* START *

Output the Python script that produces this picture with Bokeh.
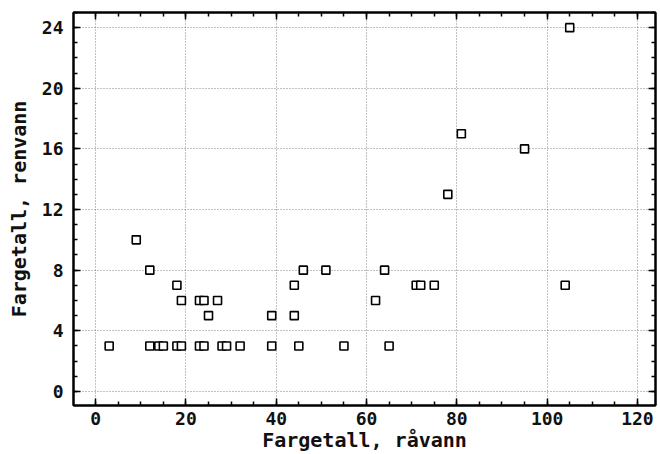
from bokeh.plotting import figure
from bokeh.models import LinearAxis, SingleIntervalTicker, CustomJSTickFormatter, Range1d, Grid
from bokeh.embed import file_html
from bokeh.resources import INLINE

raw_colour = [3, 12, 14, 15, 18, 19, 23, 24, 28, 29, 32, 39, 45, 55, 65,
              9, 12, 18, 19, 23, 24, 27, 25, 39, 44, 44, 46, 51, 64, 62,
              71, 72, 75, 104, 78, 81, 95, 105]
clean_colour = [3, 3, 3, 3, 3, 3, 3, 3, 3, 3, 3, 3, 3, 3, 3,
                10, 8, 7, 6, 6, 6, 6, 5, 5, 7, 5, 8, 8, 8, 6,
                7, 7, 7, 7, 13, 17, 16, 24]

x_label = "Fargetall, råvann"
y_label = "Fargetall, renvann"

FONT = "DejaVu Sans Mono"

p = figure(width=660, height=454, output_backend="svg", toolbar_location=None,
           x_range=Range1d(-4.9, 124), y_range=Range1d(-0.93, 25.0),
           min_border_left=73, min_border_right=5, min_border_top=12,
           min_border_bottom=49, x_axis_type=None, y_axis_type=None)

p.outline_line_color = "black"
p.outline_line_width = 2
p.background_fill_color = "white"

xt = SingleIntervalTicker(interval=20, num_minor_ticks=4)
yt = SingleIntervalTicker(interval=4, num_minor_ticks=4)
blank = CustomJSTickFormatter(code="return ''")


def style(ax, labels=True):
    ax.axis_line_color = "black"
    ax.axis_line_width = 2
    ax.major_tick_in = 7
    ax.major_tick_out = 0
    ax.minor_tick_in = 4
    ax.minor_tick_out = 0
    ax.major_tick_line_color = "black"
    ax.minor_tick_line_color = "black"
    ax.major_tick_line_width = 1.5
    ax.minor_tick_line_width = 1.5
    ax.major_label_text_font = FONT
    ax.major_label_text_font_size = "18px"
    ax.major_label_text_font_style = "bold"
    ax.major_label_text_color = "#111111"
    ax.axis_label_text_font = FONT
    ax.axis_label_text_font_size = "20px"
    ax.axis_label_text_font_style = "bold"
    ax.axis_label_text_color = "#111111"
    if not labels:
        ax.formatter = blank
        ax.major_label_text_font_size = "1px"
        ax.major_label_standoff = 0


xa = LinearAxis(ticker=xt, axis_label=x_label)
style(xa)
xa.major_label_standoff = 6
xa.axis_label_standoff = 0
p.add_layout(xa, "below")

ya = LinearAxis(ticker=yt, axis_label=y_label)
style(ya)
ya.major_label_standoff = 10
ya.axis_label_standoff = 8
p.add_layout(ya, "left")

xa2 = LinearAxis(ticker=xt)
style(xa2, labels=False)
p.add_layout(xa2, "above")

ya2 = LinearAxis(ticker=yt)
style(ya2, labels=False)
p.add_layout(ya2, "right")

for dim, tk in ((0, xt), (1, yt)):
    g = Grid(dimension=dim, ticker=tk)
    g.grid_line_color = "#666666"
    g.grid_line_dash = "1 2"
    g.grid_line_width = 1
    g.grid_line_alpha = 0.8
    p.add_layout(g, "center")

p.scatter(raw_colour, clean_colour, marker="square", size=8,
          fill_color="white", line_color="black", line_width=1.6)

open("out.html", "w").write(file_html(p, INLINE))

* END *

Every line from the top of the material above through the line with "7, 7, 7, 7, 13, 17, 16, 24]" should be duplicated exactly, please; leave out the pictures.

Output the Python script that produces this picture with Bokeh.
from bokeh.plotting import figure
from bokeh.models import LinearAxis, SingleIntervalTicker, CustomJSTickFormatter, Range1d, Grid
from bokeh.embed import file_html
from bokeh.resources import INLINE

raw_colour = [3, 12, 14, 15, 18, 19, 23, 24, 28, 29, 32, 39, 45, 55, 65,
              9, 12, 18, 19, 23, 24, 27, 25, 39, 44, 44, 46, 51, 64, 62,
              71, 72, 75, 104, 78, 81, 95, 105]
clean_colour = [3, 3, 3, 3, 3, 3, 3, 3, 3, 3, 3, 3, 3, 3, 3,
                10, 8, 7, 6, 6, 6, 6, 5, 5, 7, 5, 8, 8, 8, 6,
                7, 7, 7, 7, 13, 17, 16, 24]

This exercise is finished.